La Corte ricorda altresì che i diritti della difesa non costituiscono delle prerogative assolute e che il diritto di accesso al fascicolo che ne costituisce il corollario può essere limitato, sulla base di una ponderazione tra, da un lato, il diritto alla buona amministrazione nonché il diritto ad un ricorso effettivo della persona interessata e, dall'altro, gli interessi invocati per giustificare la mancata divulgazione di un elemento del fascicolo a tale persona, in particolare qualora tali interessi si riferiscano alla sicurezza nazionale. Se certo tale ponderazione non può portare, tenuto conto del necessario rispetto dell'articolo 47 della Carta dei diritti fondamentali, a privare di qualsiasi effettività i diritti della difesa della persona interessata e a svuotare del suo contenuto il diritto di ricorso previsto dalla medesima direttiva 8 , essa può però portare a far sì che alcuni elementi del fascicolo non vengano comunicati alla persona interessata, qualora la divulgazione di tali elementi sia suscettibile di compromettere in maniera diretta e particolare la sicurezza nazionale dello Stato membro di cui trattasi.

Di conseguenza, l'articolo 23, paragrafo 1, secondo comma, della direttiva 2013/32 non può essere interpretato nel senso che esso permetta alle autorità competenti di porre detta persona in una situazione nella quale né essa né il suo consulente siano in grado di prendere utilmente conoscenza, eventualmente nel quadro di uno specifico procedimento destinato a salvaguardare la sicurezza nazionale, del contenuto essenziale degli elementi determinanti inseriti in tale fascicolo. La Corte precisa a questo proposito che, qualora la divulgazione di informazioni inserite nel fascicolo sia stata limitata per un motivo di sicurezza nazionale, il rispetto dei diritti della difesa della persona interessata non è garantito in maniera sufficiente dalla possibilità per tale persona di ottenere, a determinate condizioni, un'autorizzazione ad accedere a tali informazioni accompagnata da un divieto assoluto di utilizzarle ai fini del procedimento amministrativo o di un eventuale procedimento giurisdizionale. Peraltro, la facoltà riconosciuta al giudice competente di accedere al fascicolo non può sostituirsi, al fine di assicurare la garanzia dei diritti della difesa, all'accesso alle informazioni contenute in tale fascicolo da parte della persona interessata stessa o del suo consulente.

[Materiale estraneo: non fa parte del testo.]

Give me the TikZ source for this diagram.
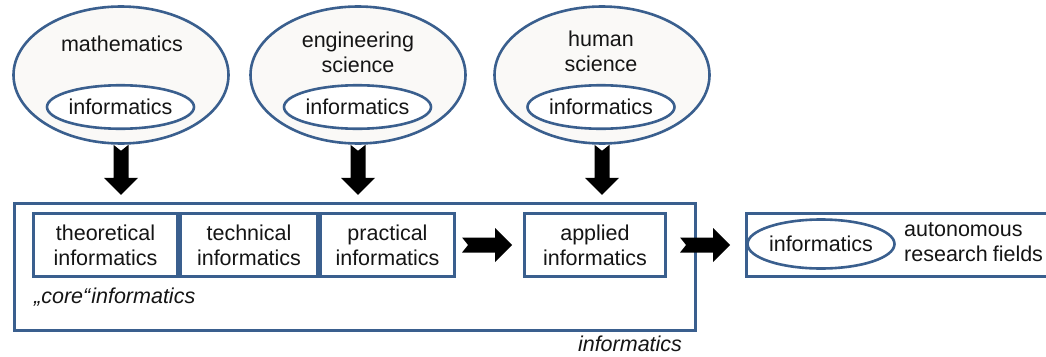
\documentclass[tikz,border=0pt]{standalone}
\usepackage{fontspec}
\setmainfont{Liberation Sans}
\usetikzlibrary{shapes.geometric}
\definecolor{edge}{HTML}{3A5F8E}
\definecolor{shade}{HTML}{FAF9F7}
\definecolor{ink}{HTML}{151515}
\tikzset{
  every node/.style={font=\fontsize{21.5}{25}\selectfont, text=ink, align=center, inner sep=0pt},
  field/.style={ellipse, draw=edge, line width=2.6pt, fill=shade, minimum width=215pt, minimum height=137pt},
  core/.style={ellipse, draw=edge, line width=2.6pt, fill=white, minimum height=43.5pt},
  area/.style={rectangle, draw=edge, line width=2.6pt, fill=white, minimum height=63.5pt},
  pics/bigarrow/.style={code={
    \fill[black] (0,7.5) -- (33,7.5) -- (33,17) -- (50,0) -- (33,-17)
      -- (33,-7.5) -- (0,-7.5) -- (6,0) -- cycle;}}
}
\begin{document}
\begin{tikzpicture}[x=1pt, y=-1pt]
\useasboundingbox[fill=white] (0,0) rectangle (1046,356);

% the three parent sciences
\node[field] (m) at (121,75) {};
\node[field] (e) at (358,75) {};
\node[field] (h) at (602,75) {};
\node (mt) at (122,44) {mathematics};
\node (et) at (358,52) {engineering\\science};
\node (ht) at (601,51) {human\\science};
\node[core, minimum width=128pt] (mi) at (120.5,107) {informatics};
\node[core, minimum width=138pt] (ei) at (357.5,107) {informatics};
\node[core, minimum width=141pt] (hi) at (601,107) {informatics};

% informatics as a whole
\node[rectangle, draw=edge, line width=2.6pt, minimum width=681pt, minimum height=127.5pt] (all) at (355,267) {};
\node[font=\fontsize{21.5}{25}\selectfont\itshape] (allt) at (630,344) {informatics};

% core subdivisions
\node[area, minimum width=144.5pt] (theo) at (105.5,245) {theoretical\\informatics};
\node[area, minimum width=137.5pt] (tech) at (249,245) {technical\\informatics};
\node[area, minimum width=134.5pt] (prac) at (387.5,245) {practical\\informatics};
\node[font=\fontsize{21.5}{25}\selectfont\itshape, anchor=west] (coret) at (34,297) {„core“\kern1pt informatics};

\node[area, minimum width=141.5pt] (app) at (595,245) {applied\\informatics};

% autonomous research fields
\node[area, minimum width=316pt, anchor=west] (auto) at (745.3,245) {};
\node[core, minimum width=140pt, minimum height=49pt] (ai) at (821,244) {informatics};
\node[anchor=west, align=left] (at) at (904,242.5) {autonomous\\research\kern-1pt\ fields};

% block arrows
\pic[rotate=-90] at (m.south) {bigarrow};
\pic[rotate=-90] at (e.south) {bigarrow};
\pic[rotate=-90] at (h.south) {bigarrow};
\pic at ([xshift=6pt]prac.east) {bigarrow};
\pic at ([xshift=13pt]app.east) {bigarrow};
\end{tikzpicture}
\end{document}
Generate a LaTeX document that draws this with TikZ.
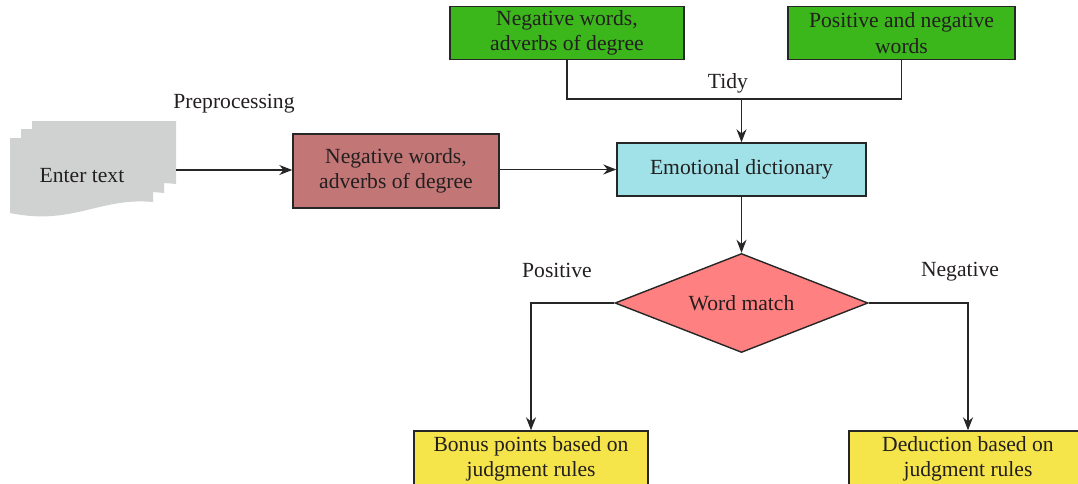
\documentclass[tikz,border=0pt]{standalone}
\usepackage{fontspec}
\setmainfont{Liberation Serif}
\usetikzlibrary{arrows.meta,shapes.geometric}
\definecolor{DocGray}{HTML}{D0D2D2}
\definecolor{PrepRed}{HTML}{C27676}
\definecolor{DictCyan}{HTML}{A0E2E8}
\definecolor{TidyGreen}{HTML}{3BB61B}
\definecolor{MatchPink}{HTML}{FF8080}
\definecolor{RuleYellow}{HTML}{F5E54B}
\definecolor{InkGray}{HTML}{231F20}

\begin{document}
\begin{tikzpicture}[x=0.5pt,y=-0.5pt,
  font=\fontsize{10.8}{12.8}\selectfont,
  every node/.style={text=InkGray},
  box/.style={draw=black!85,line width=0.7pt,align=center,inner sep=0pt},
  link/.style={line width=0.6pt,draw=black!85},
  flow/.style={link,-{Stealth[length=6.5pt,width=5pt]}}]
  \useasboundingbox (0,0) rectangle (1078,483);
  \fill[DocGray] (32,121) -- (176,121) -- (176,184)
    .. controls (125,178) and (95,205) .. (32,197) -- cycle;
  \fill[DocGray] (21,129) -- (164,129) -- (164,193)
    .. controls (112,187) and (85,214) .. (21,205) -- cycle;
  \fill[DocGray] (10,138) -- (153,138) -- (153,202)
    .. controls (100,197) and (72,226) .. (10,213) -- cycle;
  \node (enter) at (82,176) {Enter text};
  \coordinate (docout) at (176,170);
  \node (prep) at (234,104) {Preprocessing};
  \node[box,fill=PrepRed,minimum width=103pt,minimum height=37pt] (neg) at (396,171)
    {Negative words,\\adverbs of degree};
  \node[box,fill=DictCyan,minimum width=124.5pt,minimum height=26.5pt] (dict) at (741.5,169.5)
    {Emotional dictionary};
  \node[box,fill=TidyGreen,minimum width=117pt,minimum height=26.5pt] (grn1) at (567,33)
    {Negative words,\\adverbs of degree};
  \node[box,fill=TidyGreen,minimum width=113.5pt,minimum height=26.5pt] (grn2) at (901.5,33)
    {Positive and negative\\words};
  \node (tidy) at (728,83) {Tidy};
  \node[box,diamond,fill=MatchPink,minimum width=126.5pt,minimum height=49.5pt,aspect=2.55] (match) at (741.5,303)
    {Word match};
  \node (pos) at (557,270) {Positive};
  \node (negl) at (960,272) {Negative};
  \node[box,fill=RuleYellow,minimum width=117pt,minimum height=28pt] (bonus) at (531,459)
    {Bonus points based on\\judgment rules};
  \node[box,fill=RuleYellow,minimum width=119pt,minimum height=28pt] (deduct) at (968,459)
    {Deduction based on\\judgment rules};
  \draw[flow] (docout) -- (docout -| neg.west);
  \draw[flow] (neg.east |- dict) -- (dict.west);
  \draw[link] (grn1.south) |- (grn2.south |- 0,99) -- (grn2.south);
  \coordinate (join) at (dict.north |- 0,99);
  \draw[flow] (join) -- (dict.north);
  \draw[flow] (dict.south) -- (match.north);
  \draw[flow] (match.west) -| (bonus.north);
  \draw[flow] (match.east) -| (deduct.north);
\end{tikzpicture}
\end{document}
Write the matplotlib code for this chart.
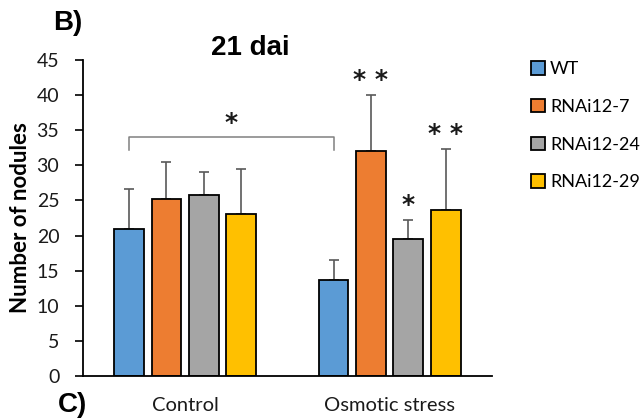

Per quanto riguarda, in secondo luogo, la conformità al diritto dell'Unione della normativa nazionale in questione, laddove essa conferisce un ruolo eminente ad organi specializzati in materia di sicurezza nazionale nell'ambito del procedimento che conduce all'adozione delle decisioni di revoca o di diniego di concessione della protezione internazionale, la Corte statuisce che spetta unicamente all'autorità accertante procedere, sotto il controllo dei giudici, alla valutazione dell'insieme dei fatti e delle circostanze pertinenti, ivi compresi quelli che si riferiscono all'applicazione degli articoli della direttiva 2011/95 riguardanti la revoca, la cessazione dello status di rifugiato o il rifiuto di rinnovarlo 9 e quelli relativi all'esclusione dal beneficio dello status 10. La suddetta autorità accertante deve inoltre indicare nella propria decisione le ragioni che l'hanno indotta ad adottare quest'ultima. Essa non può dunque limitarsi ad attuare una decisione adottata da un'altra autorità e prendere, su questa sola base, la decisione di escludere di concedere il beneficio della protezione sussidiaria o di revocare una protezione internazionale previamente concessa. Essa deve, al contrario, disporre di tutte le informazioni pertinenti e procedere, alla luce di queste ultime, alla propria valutazione dei fatti e delle circostanze, al fine di determinare il senso della propria decisione nonché di motivare quest'ultima in maniera completa. Se le informazioni utilizzate dall'autorità competente per compiere la propria valutazione possono in parte essere fornite da organi incaricati di funzioni specializzate connesse alla sicurezza nazionale, la portata di queste informazioni e la loro rilevanza per la decisione da emanare deve essere valutata liberamente da tale autorità. Quest'ultima non può, di conseguenza, essere tenuta a fondarsi su un parere non motivato emesso da organi siffatti, sulla base di una valutazione la cui base fattuale non le sia stata comunicata.

IMPORTANTE: Il rinvio pregiudiziale consente ai giudici degli Stati membri, nell'ambito di una controversia della quale sono investiti, di interpellare la Corte in merito all'interpretazione del diritto dell'Unione o alla validità di un atto dell'Unione. La Corte non risolve la controversia nazionale. Spetta al giudice nazionale risolvere la causa conformemente alla decisione della Corte. Tale decisione vincola egualmente gli altri giudici nazionali ai quali venga sottoposto un problema simile.